New England blue bloods suffer through three days of wedding festivities in Shipstead’s debut, a bleak comedy of manners—think a modern-day Edith Wharton on downers.
Winn Van Meter (Deerfield, Harvard), a banker apparently oblivious to the recession, and his stoic wife Biddy (ancestors on the Mayflower) are throwing a wedding for daughter Daphne (Deerfield, Princeton) on the Massachusetts island where they always summer. Winn certainly approves of Daphne’s fiancé, whales-on-his-belt preppy Greyson Duff, whom she met at Princeton and whose parents own the entire Maine island where they summer. He is less thrilled that Daphne is 8 months pregnant. To make matters worse, Daphne’s younger sister Livia (Deerfield, Harvard) was impregnated by her Harvard boyfriend, Teddy, around the same time. What sticks in Winn’s craw is not Livia’s pregnancy or the abortion after her Teddy dumped her, but rather the embarrassment she caused by announcing her pregnancy in a drunken rage one evening at the Ophidian, a Harvard club. Winn takes club membership very seriously. Even his dangerous attraction to Daphne’s bridesmaid Agatha (Deerfield) is less compelling than his desire to get into the Pequod Club where he’s been lingering on the waiting list; ironically, Teddy’s parents, whom Winn treated badly in his college days (the Vietnam era although Winn hardly noticed) have influence at the Pequod.

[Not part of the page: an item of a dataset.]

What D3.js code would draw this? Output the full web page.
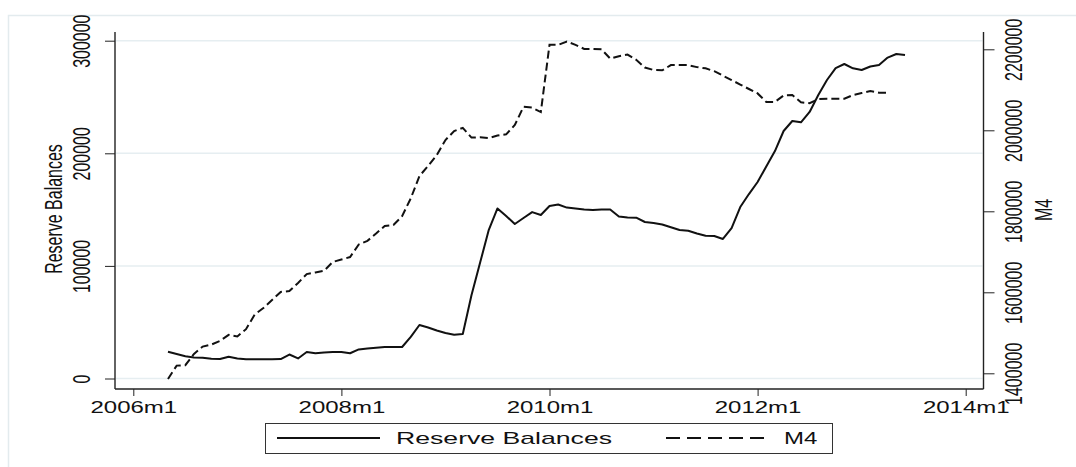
<!DOCTYPE html>
<html>
<head>
<meta charset="utf-8">
<script src="https://cdn.jsdelivr.net/npm/d3@7/dist/d3.min.js"></script>
<style>
  body { margin: 0; background: #fff; }
  svg { display: block; }
  text { font-family: "Liberation Sans", Arial, sans-serif; fill: #111; }
</style>
</head>
<body>
<svg width="1076" height="467"></svg>
<script>
// monthly data, first observation is 2006m5 (month index 4 from 2006m1)
var reserveStart = 4;
var reserveBalances = [
  23800, 21800, 19700, 18600, 18400, 17500, 17300, 19300, 17800, 17000,
  17000, 17000, 17000, 17300, 21300, 17800, 23500, 22400, 23100, 23500,
  23500, 22400, 25800, 26600, 27300, 28000, 28000, 28000, 36900, 47500,
  45300, 42600, 40400, 38900, 39500, 74000, 103000, 132000, 151000, 144300,
  137200, 142500, 147800, 145200, 153200, 154500, 151800, 151000, 150100, 149600,
  150100, 150100, 143900, 143000, 142800, 139000, 138100, 136800, 134300, 131900,
  131200, 128800, 126800, 126500, 123900, 133600, 152300, 163800, 174500, 188300,
  202000, 219800, 228700, 227500, 236700, 251800, 265100, 275700, 279300, 275500,
  274000, 277100, 278400, 285000, 288200, 287300
];

var m4Start = 4;
var m4 = [
  1386000, 1419000, 1420000, 1448000, 1466000, 1471000, 1480000, 1495000, 1491000, 1509000,
  1545000, 1561000, 1581000, 1601000, 1603000, 1623000, 1645000, 1649000, 1653000, 1675000,
  1681000, 1687000, 1718000, 1727000, 1745000, 1764000, 1766000, 1788000, 1832000, 1887000,
  1912000, 1939000, 1976000, 1998000, 2006000, 1982000, 1983000, 1981000, 1987000, 1990000,
  2013000, 2058000, 2056000, 2045000, 2211000, 2211000, 2219000, 2211000, 2201000, 2201000,
  2200000, 2177000, 2183000, 2187000, 2174000, 2155000, 2149000, 2148000, 2161000, 2161000,
  2161000, 2156000, 2153000, 2146000, 2135000, 2124000, 2113000, 2102000, 2091000, 2070000,
  2070000, 2086000, 2087000, 2069000, 2067000, 2077000, 2078000, 2078000, 2078000, 2087000,
  2092000, 2097000, 2093000, 2093000
];

var xTickMonths = [0, 24, 48, 72, 96];
var xTickLabels = ['2006m1', '2008m1', '2010m1', '2012m1', '2014m1'];
var leftTicks = [0, 100000, 200000, 300000];
var rightTicks = [1400000, 1600000, 1800000, 2000000, 2200000];

var svg = d3.select('svg');

// light outer frame
svg.append('rect')
  .attr('x', 8.5).attr('y', 15.5)
  .attr('width', 1100).attr('height', 480)
  .attr('fill', 'none')
  .attr('stroke', '#e3ebee')
  .attr('stroke-width', 1.5);

var x = d3.scaleLinear().domain([0, 96]).range([133.3, 965.7]);
var yLeft = d3.scaleLinear().domain([0, 300000]).range([378.5, 40.7]);
var yRight = d3.scaleLinear().domain([1400000, 2200000]).range([373.3, 49.3]);

var plotLeft = 115, plotRight = 983.5, plotTop = 32, plotBottom = 389;

// gridlines
svg.append('g').selectAll('line')
  .data(leftTicks)
  .enter()
  .append('line')
  .attr('x1', plotLeft + 1).attr('x2', plotRight - 1)
  .attr('y1', d => yLeft(d)).attr('y2', d => yLeft(d))
  .attr('stroke', '#e6eef1')
  .attr('stroke-width', 1.5);

// left axis
var gLeft = svg.append('g')
  .attr('transform', `translate(${plotLeft},0)`)
  .call(d3.axisLeft(yLeft).tickValues(leftTicks).tickSize(10).tickFormat(d3.format('d')));
gLeft.select('.domain').remove();
gLeft.attr('font-size', 16).attr('font-family', null).style('color', '#222');
gLeft.selectAll('text')
  .attr('x', null).attr('dy', null)
  .attr('text-anchor', 'middle')
  .attr('transform', 'translate(-25,0) scale(1.5,1) rotate(-90)');

// right axis
var gRight = svg.append('g')
  .attr('transform', `translate(${plotRight},0)`)
  .call(d3.axisRight(yRight).tickValues(rightTicks).tickSize(11).tickFormat(d3.format('d')));
gRight.select('.domain').remove();
gRight.attr('font-size', 16).attr('font-family', null).style('color', '#222');
gRight.selectAll('text')
  .attr('x', null).attr('dy', null)
  .attr('text-anchor', 'middle')
  .attr('transform', 'translate(38.5,0) scale(1.5,1) rotate(-90)');

// bottom axis
var gBottom = svg.append('g')
  .attr('transform', `translate(0,${plotBottom})`)
  .call(d3.axisBottom(x).tickValues(xTickMonths).tickSize(7)
    .tickFormat((d, i) => xTickLabels[i]));
gBottom.select('.domain').remove();
gBottom.attr('font-size', 16).attr('font-family', null).style('color', '#222');
gBottom.selectAll('text')
  .attr('y', null).attr('dy', null)
  .attr('text-anchor', 'middle')
  .attr('transform', 'translate(0,24) scale(1.5,1)');

// axis lines
svg.append('line')
  .attr('x1', plotLeft).attr('x2', plotLeft)
  .attr('y1', plotTop).attr('y2', plotBottom)
  .attr('stroke', '#222').attr('stroke-width', 1.4);
svg.append('line')
  .attr('x1', plotRight).attr('x2', plotRight)
  .attr('y1', plotTop).attr('y2', plotBottom)
  .attr('stroke', '#222').attr('stroke-width', 1.4);
svg.append('line')
  .attr('x1', plotLeft).attr('x2', plotRight)
  .attr('y1', plotBottom).attr('y2', plotBottom)
  .attr('stroke', '#222').attr('stroke-width', 1.4);

// axis titles
svg.append('text')
  .attr('text-anchor', 'middle')
  .attr('font-size', 16)
  .attr('transform', 'translate(62,209) scale(1.5,1) rotate(-90)')
  .text('Reserve Balances');
svg.append('text')
  .attr('text-anchor', 'middle')
  .attr('font-size', 16)
  .attr('transform', 'translate(1052,210) scale(1.5,1) rotate(-90)')
  .text('M4');

// series
var reserveLine = d3.line()
  .x((d, i) => x(reserveStart + i))
  .y(d => yLeft(d));
var m4Line = d3.line()
  .x((d, i) => x(m4Start + i))
  .y(d => yRight(d));

svg.append('path')
  .datum(m4)
  .attr('d', m4Line)
  .attr('fill', 'none')
  .attr('stroke', '#111')
  .attr('stroke-width', 2)
  .attr('stroke-dasharray', '8,4');

svg.append('path')
  .datum(reserveBalances)
  .attr('d', reserveLine)
  .attr('fill', 'none')
  .attr('stroke', '#111')
  .attr('stroke-width', 2)
  .attr('stroke-linejoin', 'round');

// legend
var legend = svg.append('g');
legend.append('rect')
  .attr('x', 265.5).attr('y', 423.5)
  .attr('width', 567).attr('height', 30)
  .attr('fill', '#fff')
  .attr('stroke', '#333')
  .attr('stroke-width', 1);
legend.append('line')
  .attr('x1', 277).attr('x2', 380)
  .attr('y1', 438).attr('y2', 438)
  .attr('stroke', '#111').attr('stroke-width', 2);
legend.append('text')
  .attr('font-size', 16)
  .attr('transform', 'translate(396,444) scale(1.5,1)')
  .attr('textLength', 144)
  .attr('lengthAdjust', 'spacingAndGlyphs')
  .text('Reserve Balances');
legend.append('line')
  .attr('x1', 666).attr('x2', 766)
  .attr('y1', 438).attr('y2', 438)
  .attr('stroke', '#111').attr('stroke-width', 2)
  .attr('stroke-dasharray', '14,7');
legend.append('text')
  .attr('font-size', 16)
  .attr('transform', 'translate(784,444) scale(1.5,1)')
  .text('M4');
</script>
</body>
</html>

Once Greyson’s family arrives, a game of sexual musical chairs begins. Winn plays around with Agatha in the laundry room. Pursued by Greyson’s self-proclaimed Buddhist brother Francis, Livia instead hooks up with his black sheep oldest brother Sterling. The next day Livia and Winn walk into the garage and catch Sterling in flagrante delicto with Agatha, whose predatory sexual appetite is never explained. More embarrassing if less sexual incidents follow. The one outsider, bridesmaid Dominique (Deerfield, U. of Mich., but Egyptian!!), observes their escapades with a jaundiced eye.
Despite Shipstead’s flair for language and scene setting, her characters are worse than cartoonishly unlikable—they are, with the exception of Dominique, yawn-provokingly uninteresting.